EVANSTON-It was another week, another bizarre finish and another soul-crushing loss for Northwestern, which fell to Michigan, 27-19, in three overtimes.
Here are our quick hitters for a game that is as difficult to write about as it was for Wildcat fans to watch.
Offensive game ball: Jeff Budzien. Northwestern would have preferred he didn't have to, but the senior had a monster day with four field goals and an extra point. The Wildcats continued their trend of stalling in the red zone, but Budzien stepped up and salvaged points. He knocked home kicks of 40, 22 and 29 yards to send NU to overtime, then added an extra point and a 36-yarder in the extra period.
Defensive game ball: There were a lot of candidates for Northwestern, which turned in a sterling defensive performance in regulation. We'll go with Traveon Henry for the honor. The sophomore was all over the field, leading the Wildcats with 13 tackles, including two for losses.
Defensive big play: The stop on 4th-and-2. Michigan had marched 65 yards down the field and was inside the Northwestern 10-yard line. When it got to fourth down, Michigan coach Brady Hoke and the Wolverines inexplicably decided to go for it, even though a kick would've tied the game. A Northwestern timeout gave them time to change their mind, but they put the pressure on the shoulders of quarterback Devin Gardner, who tried to beat the defense to the right sideline but was met by Chi Chi Ariguzo, who took him down for a loss of one.
Turning point: The buzzer-beating field goal by Michigan at the end of regulation. Devin Gardner hit Jeremy Gallon for a 16-yard gain to the NU 27 with about nine seconds left. As the clocked ticked, Michigan scrambled to get the field goal unit in place.

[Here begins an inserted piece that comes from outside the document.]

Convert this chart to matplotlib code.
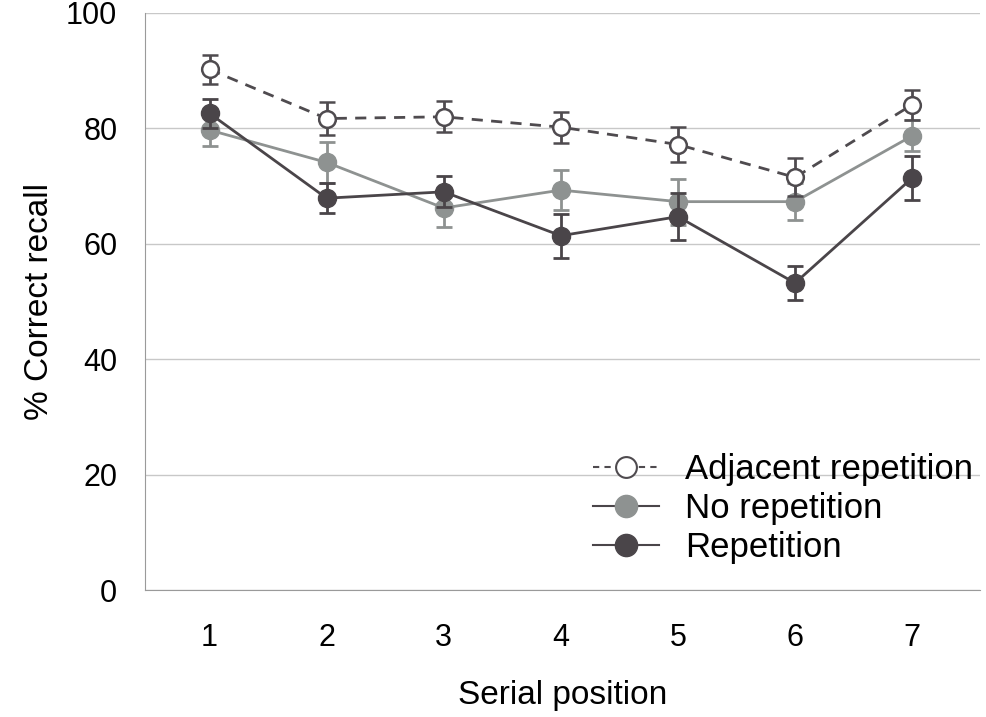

The holder sprinted onto the field and literally slid into place and, with one second left, the ball was snapped, and Brendan Gibbons nailed the 44-yard field goal to tie the game it 9. It was yet another crazy finish to a Northwestern game, but in a completely unique way.
Stat of the day: Eight, as in yards on Brandon Williams' fourth-quarter punt. After Michigan downed a punt on the Northwestern one-yard line, the Wildcats were only able to get two yards on the next three plays. Williams, who punted six times for an average of 30 yards, completely shanked the kick and watched it take a backwards bounce and sail out-of-bounds at the 10. The 'Cats survived the following possession without giving up a touchdown, but Williams' job couldn't be saved. He was replaced by Chris Gradone directly afterward.
Story of the game: Northwestern defenders let at least four interceptions slip through their fingers during the game. If a player had held onto any one of them, the Wildcats would have likely posted the win. Damien Proby, Nick VanHoose, Ibraheim Campbell and Ariguzo all dropped potential picks.
Atmosphere: Despite the windy, rainy weather, Ryan Field was almost full. Michigan, as usual, traveled well. Maybe the most disappointing part for Northwestern was that there was a lot of open space in the student section. But overall, it got pretty loud for two teams who have been struggling mightily as of late.
The final word: How many different ways can Northwestern find to lose a game this season? One week after losing on a last-gasp Hail Mary against Nebraska, the Wildcats fall victim to a last-second field goal as time expired. And this came one year after Michigan connected on a prayer of a pass to kick a field goal and force overtime in a game that Northwestern would also eventually lose in OT. If it wasn't for bad luck, these Cats would have no luck at all.